Extracted data entries:
= = = = =

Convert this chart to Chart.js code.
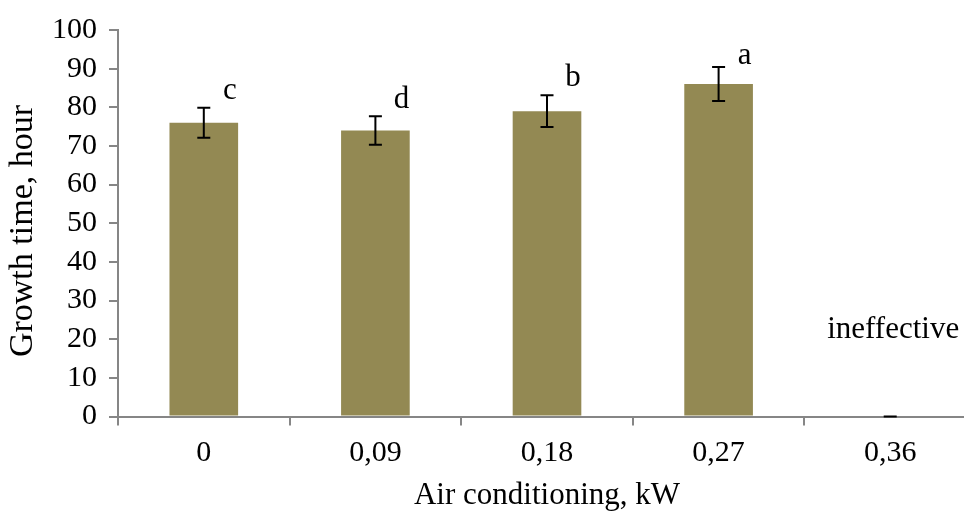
<!DOCTYPE html>
<html>
<head>
<meta charset="utf-8">
<script src="https://cdn.jsdelivr.net/npm/chart.js@4/dist/chart.umd.min.js"></script>
<style>
  html, body { margin: 0; padding: 0; background: #fff; overflow: hidden; width: 964px; height: 511px; }
  #wrap { width: 976px; height: 511px; }
</style>
</head>
<body>
<div id="wrap"><canvas id="c" width="976" height="511"></canvas></div>
<script>
const categories = ['0', '0,09', '0,18', '0,27', '0,36'];
const growthTime = [76, 74, 79, 86, 0];
const errorValues = [3.9, 3.7, 4.1, 4.4, 0];
const sigLetters = ['c', 'd', 'b', 'a', 'ineffective'];
const letterLevels = [84.3, 82.0, 87.7, 93.3, 22.4];
const yTicks = [0, 10, 20, 30, 40, 50, 60, 70, 80, 90, 100];
const yTitle = 'Growth time, hour';
const xTitle = 'Air conditioning, kW';

const FONT = '"Liberation Serif", "Times New Roman", serif';
const AXIS_GRAY = '#868686';

const errorBarPlugin = {
  id: 'errorBars',
  afterDatasetsDraw(chart) {
    const meta = chart.getDatasetMeta(0);
    const y = chart.scales.y;
    const ctx = chart.ctx;
    ctx.save();
    ctx.strokeStyle = '#000';
    ctx.lineWidth = 2;
    meta.data.forEach((bar, i) => {
      const v = growthTime[i], e = errorValues[i];
      const yt = y.getPixelForValue(v + e);
      const yb = y.getPixelForValue(v - e);
      const x = bar.x;
      ctx.beginPath();
      ctx.moveTo(x, yt); ctx.lineTo(x, yb);
      ctx.moveTo(x - 6.5, yt); ctx.lineTo(x + 6.5, yt);
      ctx.moveTo(x - 6.5, yb); ctx.lineTo(x + 6.5, yb);
      ctx.stroke();
    });
    ctx.restore();
  }
};

const textPlugin = {
  id: 'texts',
  afterDraw(chart) {
    const meta = chart.getDatasetMeta(0);
    const y = chart.scales.y;
    const ctx = chart.ctx;
    ctx.save();
    ctx.fillStyle = '#000';
    ctx.font = '31px ' + FONT;
    ctx.textAlign = 'center';
    ctx.textBaseline = 'middle';
    meta.data.forEach((bar, i) => {
      const txt = sigLetters[i];
      const dx = txt.length === 1 ? 26 : 3;
      ctx.fillText(txt, bar.x + dx, y.getPixelForValue(letterLevels[i]));
    });
    // y-axis title
    ctx.font = '34px ' + FONT;
    ctx.translate(23.5, 231);
    ctx.rotate(-Math.PI / 2);
    ctx.fillText(yTitle, 0, 0);
    ctx.restore();
  }
};

new Chart(document.getElementById('c'), {
  type: 'bar',
  data: {
    labels: categories,
    datasets: [{
      data: growthTime,
      backgroundColor: '#938953',
      borderWidth: 0,
      barPercentage: 0.4,
      categoryPercentage: 1.0
    }]
  },
  options: {
    responsive: false,
    animation: false,
    devicePixelRatio: 1,
    layout: { padding: { top: 27, left: 0, right: 0, bottom: 0 } },
    plugins: { legend: { display: false }, tooltip: { enabled: false } },
    scales: {
      x: {
        grid: { drawOnChartArea: false, drawTicks: true, tickLength: 9, color: AXIS_GRAY, lineWidth: 2, offset: true },
        border: { color: AXIS_GRAY, width: 2 },
        ticks: { color: '#000', font: { family: FONT, size: 30 }, padding: 10, maxRotation: 0, autoSkip: false },
        title: { display: true, text: xTitle, color: '#000', font: { family: FONT, size: 31, lineHeight: 1.0 }, padding: 0 },
        afterFit(scale) { scale.height = 94.5; }
      },
      y: {
        min: 0, max: 100,
        afterBuildTicks(scale) { scale.ticks = yTicks.map(v => ({ value: v })); },
        grid: { drawOnChartArea: false, drawTicks: true, tickLength: 9, color: AXIS_GRAY, lineWidth: 2 },
        border: { color: AXIS_GRAY, width: 2 },
        ticks: { color: '#000', font: { family: FONT, size: 30 }, padding: 12, autoSkip: false },
        title: { display: false },
        afterFit(scale) { scale.width = 118; }
      }
    }
  },
  plugins: [errorBarPlugin, textPlugin]
});
</script>
</body>
</html>
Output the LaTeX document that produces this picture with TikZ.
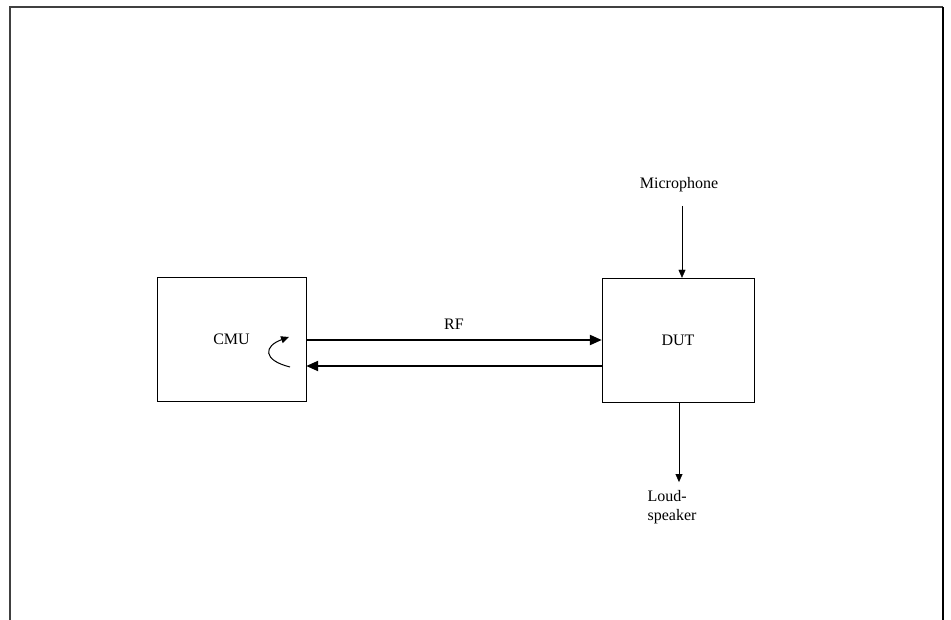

= = = = =

## Your goal
Take every line that includes the string "document" and copy it.

## Solution to this problem
new Chart(document.getElementById('c'), {
Output the LaTeX document that produces this picture with TikZ.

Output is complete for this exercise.